Nas obras que compõem o corpus da investigação, Daniel Furtado dá a ver precisamente os fatores de deslocamento, os quais já estão anunciados nos títulos dos textos e dos espetáculos. Mas há diferentes formas de deslocamento, produzidas por recursos e ênfases bastante diversos; e essa diversidade se observa tanto na configuração da obra propriamente dita, quanto na ligação entre obra literária e obra cênica. Dizendo-se de outro modo, todas essas obras podem ser consideradas narrativas, mas o que se revela na análise (de cada obra individualmente e em sua aproximação comparativa) é que elas são regidas por sistemas de narratividade específicos, baseados em recursos identificáveis em suas peculiaridades, e cujos efeitos são distintos.

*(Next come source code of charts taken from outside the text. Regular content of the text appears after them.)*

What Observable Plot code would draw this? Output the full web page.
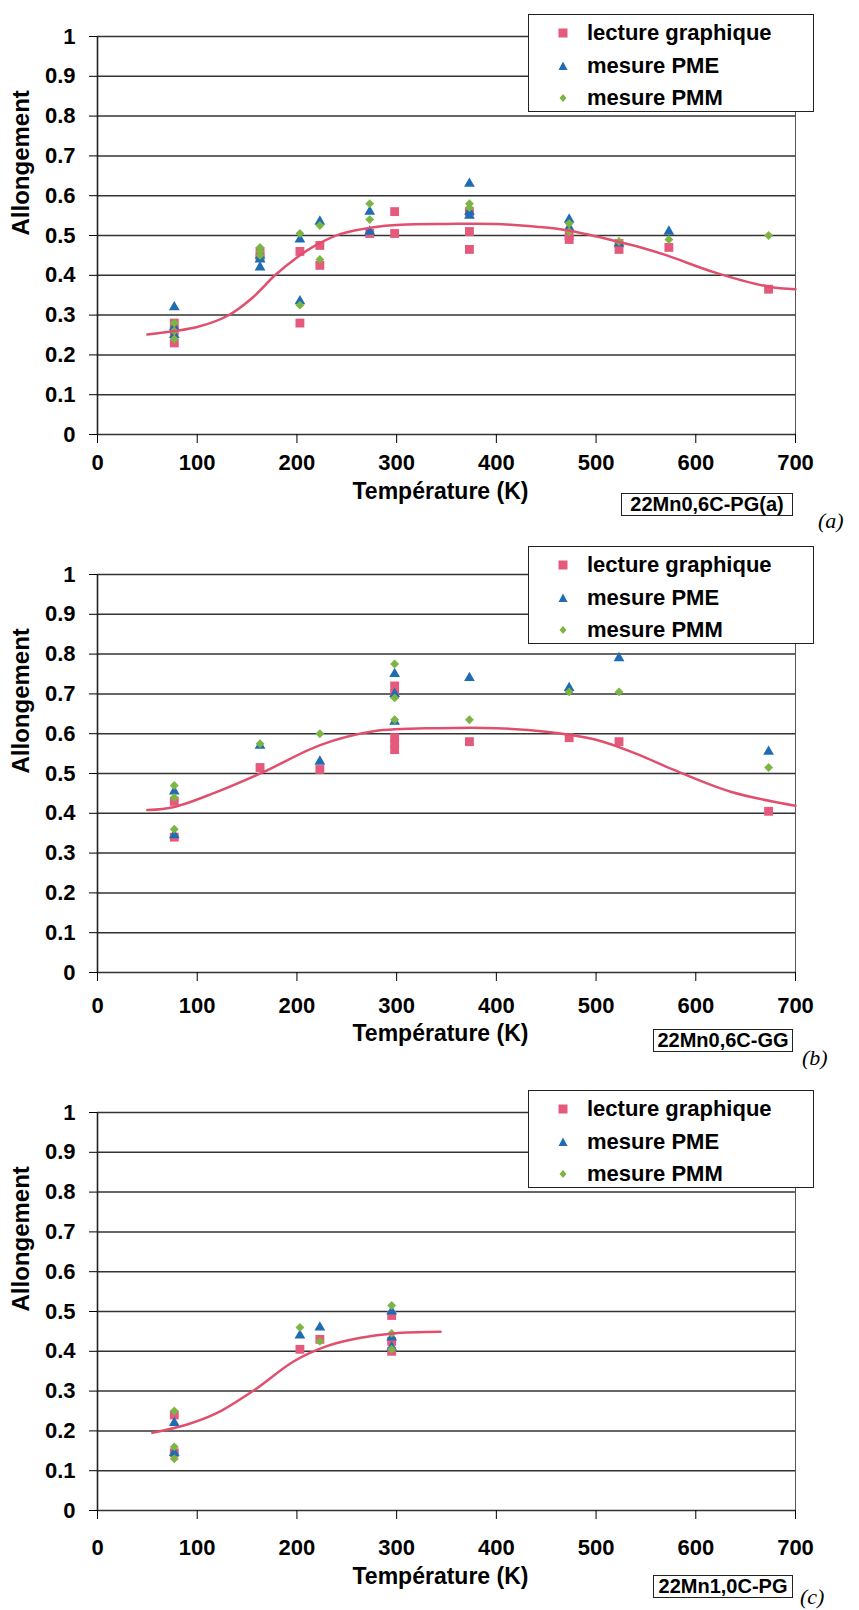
<!DOCTYPE html>
<html><head><meta charset="utf-8">
<script src="https://cdn.jsdelivr.net/npm/d3@7"></script>
<script src="https://cdn.jsdelivr.net/npm/@observablehq/plot@0.6"></script>
<style>
body{margin:0;background:#fff;}
#root{position:relative;width:859px;height:1610px;overflow:hidden;font-family:"Liberation Sans",Arial,sans-serif;color:#000;}
.panel{position:absolute;left:0;width:859px;height:537px;}
.panel svg{position:absolute;left:0;top:0;}
.legend{position:absolute;left:528px;width:284px;height:96px;border:1.5px solid #222;background:#fff;}
.legend .item{position:absolute;left:0;height:30px;width:280px;font-weight:bold;font-size:22px;}
.legend .item svg{position:absolute;left:27px;top:8px;}
.legend .item span{position:absolute;left:58px;top:2px;line-height:26px;white-space:nowrap;}
.tag{position:absolute;border:1.5px solid #222;font-weight:bold;font-size:20px;line-height:21px;height:21px;text-align:center;background:#fff;white-space:nowrap;}
.letter{position:absolute;font-family:"Liberation Serif","Times New Roman",serif;font-style:italic;font-size:22px;line-height:24px;}
</style></head>
<body><div id="root"></div>
<script>
// ---- axis ticks ----
const xTicks = [0, 100, 200, 300, 400, 500, 600, 700];
const yTicks = [0, 0.1, 0.2, 0.3, 0.4, 0.5, 0.6, 0.7, 0.8, 0.9, 1];

// ---- series ----
const seriesNames = ["lecture graphique", "mesure PME", "mesure PMM"];
const seriesColors = ["#e55a7c", "#1f6cb3", "#7db545"];
const seriesSymbols = ["square", "triangle", "diamond2"];
const curveColor = "#e0506e";
const panelTags = ["22Mn0,6C-PG(a)", "22Mn0,6C-GG", "22Mn1,0C-PG"];
const panelLetters = ["(a)", "(b)", "(c)"];

// ---- panel (a) : [Température (K), Allongement] ----
const aLecture = [[77,0.28],[77,0.26],[77,0.23],[163,0.46],[163,0.445],[203,0.46],[203,0.28],[223,0.475],[223,0.425],[273,0.505],[298,0.56],[298,0.505],[373,0.56],[373,0.51],[373,0.465],[473,0.49],[473,0.50],[523,0.465],[523,0.48],[573,0.47],[673,0.365]];
const aPME = [[77,0.32],[77,0.27],[77,0.25],[163,0.45],[163,0.42],[163,0.44],[203,0.49],[203,0.335],[223,0.535],[273,0.56],[273,0.51],[373,0.63],[373,0.56],[373,0.55],[473,0.54],[473,0.52],[523,0.48],[573,0.51]];
const aPMM = [[77,0.28],[77,0.26],[77,0.24],[163,0.47],[163,0.46],[163,0.45],[203,0.505],[203,0.325],[223,0.525],[223,0.44],[273,0.58],[273,0.54],[373,0.58],[373,0.57],[473,0.53],[473,0.51],[523,0.485],[573,0.49],[673,0.50]];
const aCurve = [[50,0.251],[77,0.26],[100,0.27],[131,0.299],[156,0.345],[178,0.40],[200,0.445],[220,0.477],[244,0.504],[277,0.521],[304,0.527],[350,0.529],[400,0.529],[440,0.522],[471,0.513],[518,0.487],[545,0.47],[571,0.45],[618,0.408],[672,0.372],[700,0.365]];

// ---- panel (b) ----
const bLecture = [[77,0.43],[77,0.34],[163,0.515],[223,0.51],[298,0.72],[298,0.70],[298,0.59],[298,0.575],[298,0.56],[373,0.58],[473,0.59],[523,0.58],[673,0.405]];
const bPME = [[77,0.455],[77,0.345],[163,0.57],[223,0.53],[298,0.75],[298,0.70],[298,0.63],[373,0.74],[473,0.715],[523,0.79],[673,0.555]];
const bPMM = [[77,0.47],[77,0.44],[77,0.36],[163,0.575],[223,0.60],[298,0.775],[298,0.69],[298,0.635],[373,0.635],[473,0.705],[523,0.705],[673,0.515]];
const bCurve = [[50,0.408],[77,0.416],[116,0.45],[165,0.502],[224,0.572],[277,0.606],[344,0.614],[400,0.614],[450,0.605],[500,0.585],[540,0.55],[578,0.509],[635,0.454],[700,0.419]];

// ---- panel (c) ----
const cLecture = [[77,0.24],[77,0.145],[203,0.405],[223,0.43],[295,0.49],[295,0.425],[295,0.40]];
const cPME = [[77,0.22],[77,0.145],[203,0.44],[223,0.46],[295,0.50],[295,0.435],[295,0.41]];
const cPMM = [[77,0.25],[77,0.16],[77,0.13],[203,0.46],[223,0.425],[295,0.515],[295,0.445],[295,0.405]];
const cCurve = [[55,0.195],[90,0.216],[120,0.245],[157,0.302],[197,0.375],[230,0.413],[264,0.434],[297,0.445],[344,0.449]];

const panels = [
  {top: 0, series: [aLecture, aPME, aPMM], curve: aCurve},
  {top: 537.5, series: [bLecture, bPME, bPMM], curve: bCurve},
  {top: 1076, series: [cLecture, cPME, cPMM], curve: cCurve}
];
const dotR = [5, 4, 4];
const legendTop = [14, 8, 14];
const xTickPad = [11, 16, 20];
const titleDy = [64, 68, 73];
const tagBoxes = [{left: 621, top: 493, width: 170}, {left: 653, top: 491, width: 138}, {left: 653, top: 499, width: 138}];
const letterPos = [{left: 818, top: 509}, {left: 802, top: 508}, {left: 800, top: 509}];

const root = document.getElementById("root");

function legendMarker(k) {
  const c = seriesColors[k];
  let shape;
  if (k === 0) shape = `<rect x="2.5" y="2.5" width="9" height="9" fill="${c}"/>`;
  else if (k === 1) shape = `<path d="M7,2.5 L11.5,11 L2.5,11 Z" fill="${c}"/>`;
  else shape = `<path d="M7,3 L10.5,7 L7,11 L3.5,7 Z" fill="${c}"/>`;
  return `<svg width="14" height="14">${shape}</svg>`;
}

panels.forEach((p, i) => {
  const div = document.createElement("div");
  div.className = "panel";
  div.style.top = p.top + "px";
  root.appendChild(div);

  const marks = [
    Plot.ruleY(yTicks, {stroke: "#333", strokeWidth: 1.5}),
    Plot.ruleX([700], {y1: 0, y2: 1, stroke: "#555", strokeWidth: 1}),
    Plot.ruleX([0], {y1: 0, y2: 1, stroke: "#222", strokeWidth: 1.6}),
    Plot.axisY({ticks: yTicks, tickSize: 8, tickPadding: 14, label: null,
      tickFormat: d => (d === 0 ? "0" : d === 1 ? "1" : String(d))}),
    Plot.axisX({ticks: xTicks, tickSize: 9, tickPadding: xTickPad[i], label: null, tickFormat: d => String(d)})
  ];
  p.series.forEach((arr, k) => {
    marks.push(Plot.dot(arr, {x: d => d[0], y: d => d[1], symbol: seriesSymbols[k], r: dotR[k], fill: seriesColors[k]}));
  });
  marks.push(Plot.line(p.curve, {x: d => d[0], y: d => d[1], curve: "catmull-rom", stroke: curveColor, strokeWidth: 2.5}));
  marks.push(Plot.text(["Allongement"], {text: d => d, frameAnchor: "left", rotate: -90, dx: -76, fontSize: 24}));
  marks.push(Plot.text(["Température (K)"], {text: d => d, frameAnchor: "bottom", dx: -6, dy: titleDy[i], fontSize: 23}));

  const svg = Plot.plot({
    width: 859, height: 537,
    marginLeft: 97, marginRight: 64, marginTop: 36, marginBottom: 103,
    x: {domain: [0, 700]},
    y: {domain: [0, 1]},
    style: {fontFamily: '"Liberation Sans", Arial, sans-serif', fontSize: "22px", fontWeight: "bold", color: "#000", background: "transparent", overflow: "visible"},
    marks
  });
  div.appendChild(svg);

  const leg = document.createElement("div");
  leg.className = "legend";
  leg.style.top = legendTop[i] + "px";
  seriesNames.forEach((name, k) => {
    const it = document.createElement("div");
    it.className = "item";
    it.style.top = [3, 36, 68][k] + "px";
    it.innerHTML = legendMarker(k) + `<span>${name}</span>`;
    leg.appendChild(it);
  });
  div.appendChild(leg);

  const tag = document.createElement("div");
  tag.className = "tag";
  const tb = tagBoxes[i];
  tag.style.left = tb.left + "px";
  tag.style.top = tb.top + "px";
  tag.style.width = tb.width + "px";
  tag.textContent = panelTags[i];
  div.appendChild(tag);

  const let_ = document.createElement("div");
  let_.className = "letter";
  let_.style.left = letterPos[i].left + "px";
  let_.style.top = letterPos[i].top + "px";
  let_.textContent = panelLetters[i];
  div.appendChild(let_);
});
</script>
</body></html>
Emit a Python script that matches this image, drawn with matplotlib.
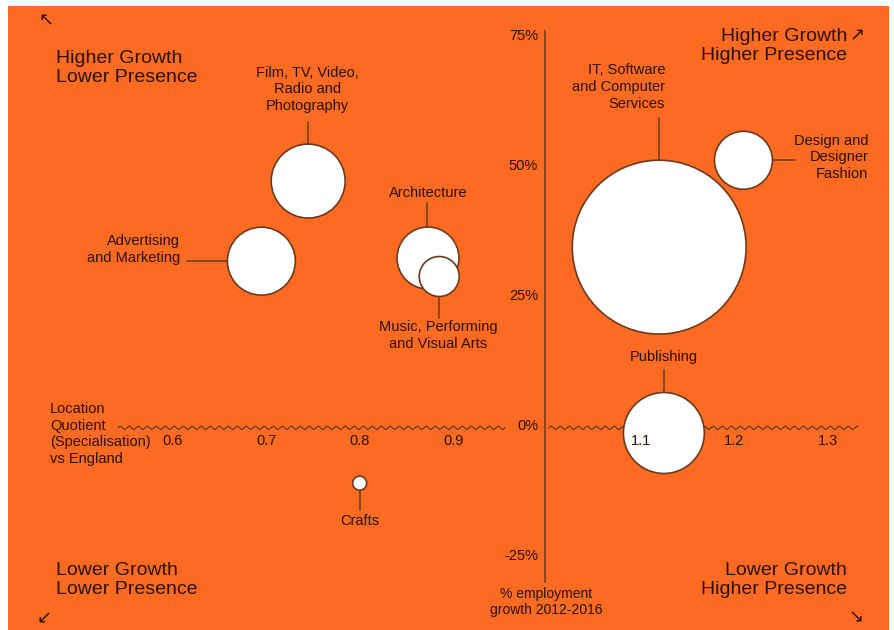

A exploração desses sistemas de narratividade abre espaço para debates estimulantes, como, por exemplo, sobre os efeitos realistas, simbólicos e oníricos proporcionados pelo campo literário e pelo cênico; sobre o papel, para as diferentes artes, da iconicidade e dos mecanismos de ênfase na materialidade sígnica; sobre uma possível dramaticidade cênica inerente à escrita de Caio.

Este livro demostra que, embora todas essas narrativas se vinculem a um mesmo nome, Caio Fernando Abreu ‒ nome que em princípio garantiria a unidade e a estabilidade da obra ‒, a diversidade dos sistemas de narratividade revela quão complexa é a própria noção de obra, tendo em vista sua natureza múltipla e aberta ao deslocamento. Essa demonstração é tornada ainda mais valiosa por incluir entrevistas com os responsáveis pela concepção e direção dos espetáculos analisados. Ao abrir sua voz de pesquisador a outras vozes que, a partir de distintos prismas, desejos e questões, também interpelam crítica e criativamente a obra de Caio (incluindo indagações sobre os limites de tal obra), Daniel Furtado, de modo arguto e sensível, dá mais uma prova de que não há só um Caio, mas muitos.

Caio não está em repouso, mas em trânsito.

Há várias narrativas-Caio: literariamente, cenicamente, e na movência entre esses advérbios.